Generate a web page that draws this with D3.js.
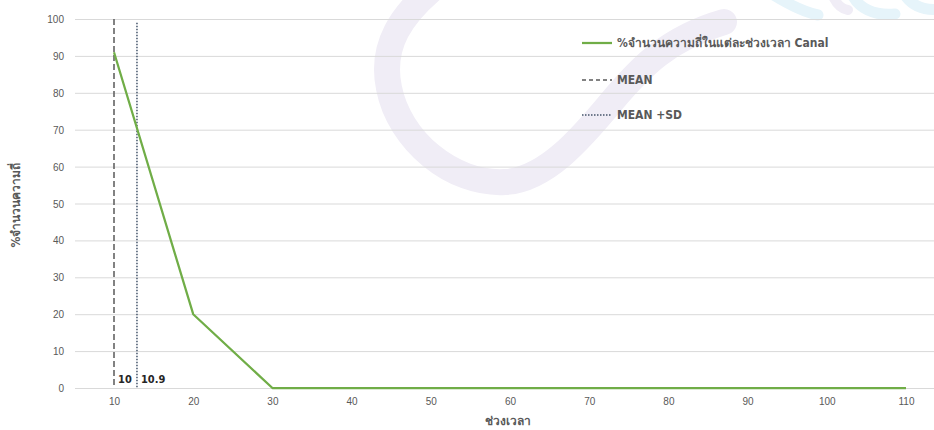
<!DOCTYPE html>
<html>
<head>
<meta charset="utf-8">
<script src="https://cdn.jsdelivr.net/npm/d3@7"></script>
<style>
  html, body { margin: 0; padding: 0; background: #fff; }
  svg { display: block; font-family: "DejaVu Sans Condensed", "Noto Sans", "DejaVu Sans", sans-serif; }
</style>
</head>
<body>
<svg id="chart" width="934" height="430"></svg>
<script>
// ---- data ----
const categories = [10, 20, 30, 40, 50, 60, 70, 80, 90, 100, 110];
const percentValues = [91, 20, 0, 0, 0, 0, 0, 0, 0, 0, 0];
const yTicks = [0, 10, 20, 30, 40, 50, 60, 70, 80, 90, 100];
const refLineLabels = ["10", "10.9"];
const refLinePositions = [10, 12.9];
const legendLabels = ["%จำนวนความถี่ในแต่ละช่วงเวลา Canal", "MEAN", "MEAN +SD"];
const yTitle = "%จำนวนความถี่";
const xTitle = "ช่วงเวลา";

// ---- setup ----
const svg = d3.select("#chart");
const plot = { left: 75, right: 934, top: 19, bottom: 388 };

const x = d3.scaleLinear().domain([10, 110]).range([114, 906]);
const y = d3.scaleLinear().domain([0, 100]).range([plot.bottom, plot.top]);

const textGray = "#595959";

// faint background watermark (decorative)
const wm = svg.append("g");
wm.append("path")
  .attr("d", "M 436,-14 C 402,14 380,45 389,88 C 399,140 452,185 505,182 C 545,180 580,140 613,100 C 640,68 668,38 724,22")
  .attr("fill", "none").attr("stroke", "#F0EDF6").attr("stroke-width", 26).attr("stroke-linecap", "round");
const blue = "#E6F4FA";
wm.append("path").attr("d", "M 772,-6 C 788,4 804,12 818,15")
  .attr("fill", "none").attr("stroke", blue).attr("stroke-width", 11).attr("stroke-linecap", "round");
wm.append("path").attr("d", "M 832,-6 C 836,4 842,9 848,10")
  .attr("fill", "none").attr("stroke", "#F0EDF6").attr("stroke-width", 10).attr("stroke-linecap", "round");
wm.append("path").attr("d", "M 852,-6 C 858,8 874,16 895,14")
  .attr("fill", "none").attr("stroke", blue).attr("stroke-width", 11).attr("stroke-linecap", "round");
wm.append("path").attr("d", "M 904,-6 C 912,6 924,11 940,9")
  .attr("fill", "none").attr("stroke", blue).attr("stroke-width", 11).attr("stroke-linecap", "round");

// gridlines
svg.append("g")
  .selectAll("line").data(yTicks).join("line")
  .attr("x1", plot.left).attr("x2", plot.right)
  .attr("y1", d => y(d) + 0.5).attr("y2", d => y(d) + 0.5)
  .attr("stroke", "#D9D9D9").attr("stroke-width", 1);

// y axis labels
const yAxis = d3.axisLeft(y).tickValues(yTicks).tickSize(0).tickPadding(0);
const gy = svg.append("g").attr("transform", "translate(64,0)").call(yAxis);
gy.select(".domain").remove();
gy.selectAll("text").attr("fill", textGray).style("font-size", "10px").attr("dy", "0.35em");

// x axis labels
const xAxis = d3.axisBottom(x).tickValues(categories).tickSize(0).tickPadding(0).tickFormat(d3.format("d"));
const gx = svg.append("g").attr("transform", "translate(0,398)").call(xAxis);
gx.select(".domain").remove();
gx.selectAll("text").attr("fill", textGray).style("font-size", "10px").attr("dy", "0.71em");

// axis titles
svg.append("text")
  .attr("transform", "translate(20,205) rotate(-90)")
  .attr("text-anchor", "middle")
  .attr("fill", textGray).style("font-size", "12px").style("font-weight", "bold")
  .text(yTitle);
svg.append("text")
  .attr("x", 508).attr("y", 425)
  .attr("text-anchor", "middle")
  .attr("fill", textGray).style("font-size", "12px").style("font-weight", "bold")
  .text(xTitle);

// reference lines
const refStyles = [
  { color: "#595959", dash: "6,3", top: 100 },
  { color: "#44546A", dash: "1.5,1.5", top: 99 }
];
refLinePositions.forEach((p, i) => {
  svg.append("line")
    .attr("x1", x(p)).attr("x2", x(p))
    .attr("y1", y(refStyles[i].top)).attr("y2", y(0))
    .attr("stroke", refStyles[i].color)
    .attr("stroke-width", 1.5)
    .attr("stroke-dasharray", refStyles[i].dash);
  svg.append("text")
    .attr("x", x(p) + 4).attr("y", y(0) - 5)
    .attr("fill", "#262626").style("font-size", "11px").style("font-weight", "bold")
    .text(refLineLabels[i]);
});

// green series line
const line = d3.line().x((d, i) => x(categories[i])).y(d => y(d));
svg.append("path")
  .datum(percentValues)
  .attr("d", line)
  .attr("fill", "none")
  .attr("stroke", "#70AD47")
  .attr("stroke-width", 2.25)
  .attr("stroke-linejoin", "round");

// legend
const legendStyles = [
  { color: "#70AD47", dash: null, width: 2.25 },
  { color: "#595959", dash: "4,3", width: 1.5 },
  { color: "#44546A", dash: "1.5,1.5", width: 1.5 }
];
const legendY = [43, 80, 115];
const lg = svg.append("g");
legendLabels.forEach((lab, i) => {
  lg.append("line")
    .attr("x1", 582).attr("x2", 612)
    .attr("y1", legendY[i]).attr("y2", legendY[i])
    .attr("stroke", legendStyles[i].color)
    .attr("stroke-width", legendStyles[i].width)
    .attr("stroke-dasharray", legendStyles[i].dash);
  lg.append("text")
    .attr("x", 617).attr("y", legendY[i]).attr("dy", "0.35em")
    .attr("fill", textGray).style("font-size", "12px").style("font-weight", "bold")
    .text(lab);
});
</script>
</body>
</html>
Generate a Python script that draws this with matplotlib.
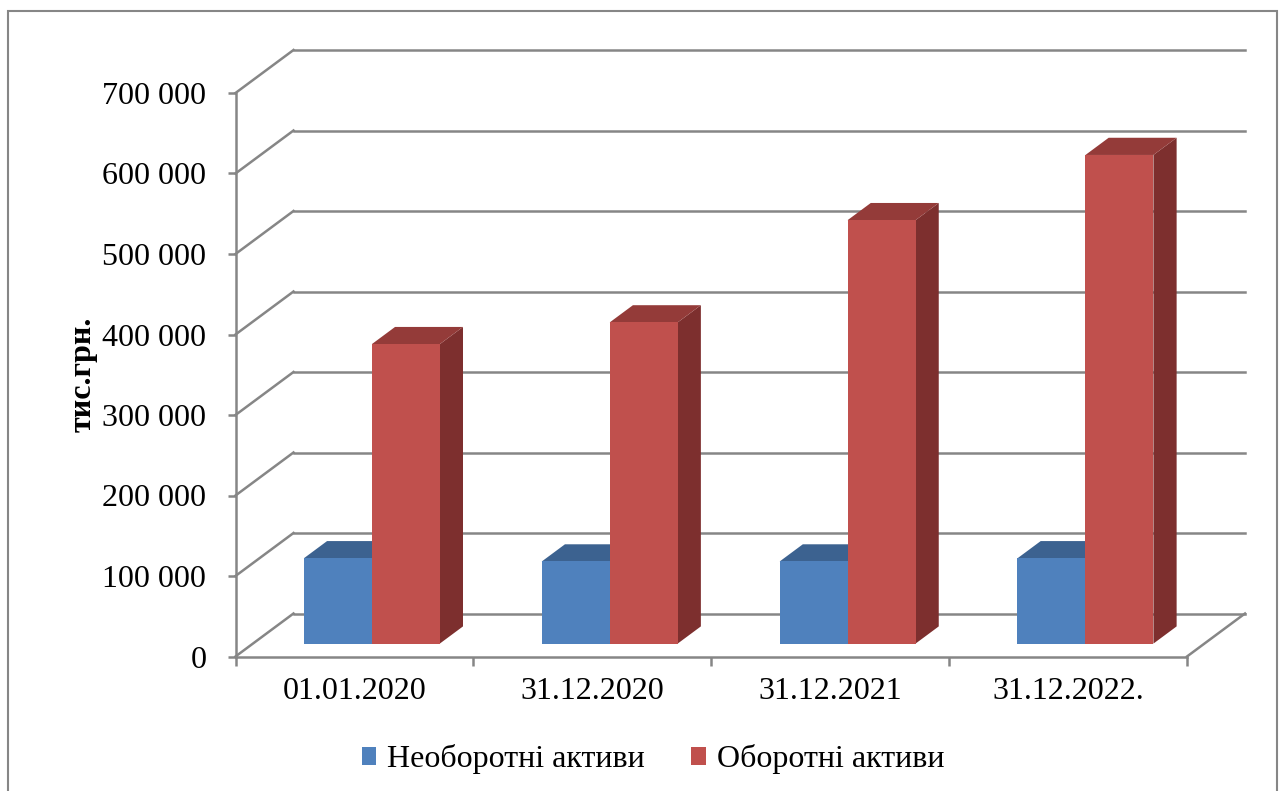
----------------
Transcribe the records above exactly, leaving out every picture.

● **Exercise result**:
Generate a web page that draws this with D3.js.
<!DOCTYPE html>
<html>
<head>
<meta charset="utf-8">
<script src="https://cdn.jsdelivr.net/npm/d3@7"></script>
<style>
  html, body { margin: 0; padding: 0; background: #fff; }
  svg { display: block; font-family: "DejaVu Sans Condensed", "Noto Sans", "DejaVu Sans", sans-serif; }
</style>
</head>
<body>
<svg id="chart" width="934" height="430"></svg>
<script>
// ---- data ----
const categories = [10, 20, 30, 40, 50, 60, 70, 80, 90, 100, 110];
const percentValues = [91, 20, 0, 0, 0, 0, 0, 0, 0, 0, 0];
const yTicks = [0, 10, 20, 30, 40, 50, 60, 70, 80, 90, 100];
const refLineLabels = ["10", "10.9"];
const refLinePositions = [10, 12.9];
const legendLabels = ["%จำนวนความถี่ในแต่ละช่วงเวลา Canal", "MEAN", "MEAN +SD"];
const yTitle = "%จำนวนความถี่";
const xTitle = "ช่วงเวลา";

// ---- setup ----
const svg = d3.select("#chart");
const plot = { left: 75, right: 934, top: 19, bottom: 388 };

const x = d3.scaleLinear().domain([10, 110]).range([114, 906]);
const y = d3.scaleLinear().domain([0, 100]).range([plot.bottom, plot.top]);

const textGray = "#595959";

// faint background watermark (decorative)
const wm = svg.append("g");
wm.append("path")
  .attr("d", "M 436,-14 C 402,14 380,45 389,88 C 399,140 452,185 505,182 C 545,180 580,140 613,100 C 640,68 668,38 724,22")
  .attr("fill", "none").attr("stroke", "#F0EDF6").attr("stroke-width", 26).attr("stroke-linecap", "round");
const blue = "#E6F4FA";
wm.append("path").attr("d", "M 772,-6 C 788,4 804,12 818,15")
  .attr("fill", "none").attr("stroke", blue).attr("stroke-width", 11).attr("stroke-linecap", "round");
wm.append("path").attr("d", "M 832,-6 C 836,4 842,9 848,10")
  .attr("fill", "none").attr("stroke", "#F0EDF6").attr("stroke-width", 10).attr("stroke-linecap", "round");
wm.append("path").attr("d", "M 852,-6 C 858,8 874,16 895,14")
  .attr("fill", "none").attr("stroke", blue).attr("stroke-width", 11).attr("stroke-linecap", "round");
wm.append("path").attr("d", "M 904,-6 C 912,6 924,11 940,9")
  .attr("fill", "none").attr("stroke", blue).attr("stroke-width", 11).attr("stroke-linecap", "round");

// gridlines
svg.append("g")
  .selectAll("line").data(yTicks).join("line")
  .attr("x1", plot.left).attr("x2", plot.right)
  .attr("y1", d => y(d) + 0.5).attr("y2", d => y(d) + 0.5)
  .attr("stroke", "#D9D9D9").attr("stroke-width", 1);

// y axis labels
const yAxis = d3.axisLeft(y).tickValues(yTicks).tickSize(0).tickPadding(0);
const gy = svg.append("g").attr("transform", "translate(64,0)").call(yAxis);
gy.select(".domain").remove();
gy.selectAll("text").attr("fill", textGray).style("font-size", "10px").attr("dy", "0.35em");

// x axis labels
const xAxis = d3.axisBottom(x).tickValues(categories).tickSize(0).tickPadding(0).tickFormat(d3.format("d"));
const gx = svg.append("g").attr("transform", "translate(0,398)").call(xAxis);
gx.select(".domain").remove();
gx.selectAll("text").attr("fill", textGray).style("font-size", "10px").attr("dy", "0.71em");

// axis titles
svg.append("text")
  .attr("transform", "translate(20,205) rotate(-90)")
  .attr("text-anchor", "middle")
  .attr("fill", textGray).style("font-size", "12px").style("font-weight", "bold")
  .text(yTitle);
svg.append("text")
  .attr("x", 508).attr("y", 425)
  .attr("text-anchor", "middle")
  .attr("fill", textGray).style("font-size", "12px").style("font-weight", "bold")
  .text(xTitle);

// reference lines
const refStyles = [
  { color: "#595959", dash: "6,3", top: 100 },
  { color: "#44546A", dash: "1.5,1.5", top: 99 }
];
refLinePositions.forEach((p, i) => {
  svg.append("line")
    .attr("x1", x(p)).attr("x2", x(p))
    .attr("y1", y(refStyles[i].top)).attr("y2", y(0))
    .attr("stroke", refStyles[i].color)
    .attr("stroke-width", 1.5)
    .attr("stroke-dasharray", refStyles[i].dash);
  svg.append("text")
    .attr("x", x(p) + 4).attr("y", y(0) - 5)
    .attr("fill", "#262626").style("font-size", "11px").style("font-weight", "bold")
    .text(refLineLabels[i]);
});

// green series line
const line = d3.line().x((d, i) => x(categories[i])).y(d => y(d));
svg.append("path")
  .datum(percentValues)
  .attr("d", line)
  .attr("fill", "none")
  .attr("stroke", "#70AD47")
  .attr("stroke-width", 2.25)
  .attr("stroke-linejoin", "round");

// legend
const legendStyles = [
  { color: "#70AD47", dash: null, width: 2.25 },
  { color: "#595959", dash: "4,3", width: 1.5 },
  { color: "#44546A", dash: "1.5,1.5", width: 1.5 }
];
const legendY = [43, 80, 115];
const lg = svg.append("g");
legendLabels.forEach((lab, i) => {
  lg.append("line")
    .attr("x1", 582).attr("x2", 612)
    .attr("y1", legendY[i]).attr("y2", legendY[i])
    .attr("stroke", legendStyles[i].color)
    .attr("stroke-width", legendStyles[i].width)
    .attr("stroke-dasharray", legendStyles[i].dash);
  lg.append("text")
    .attr("x", 617).attr("y", legendY[i]).attr("dy", "0.35em")
    .attr("fill", textGray).style("font-size", "12px").style("font-weight", "bold")
    .text(lab);
});
</script>
</body>
</html>
Generate a Python script that draws this with matplotlib.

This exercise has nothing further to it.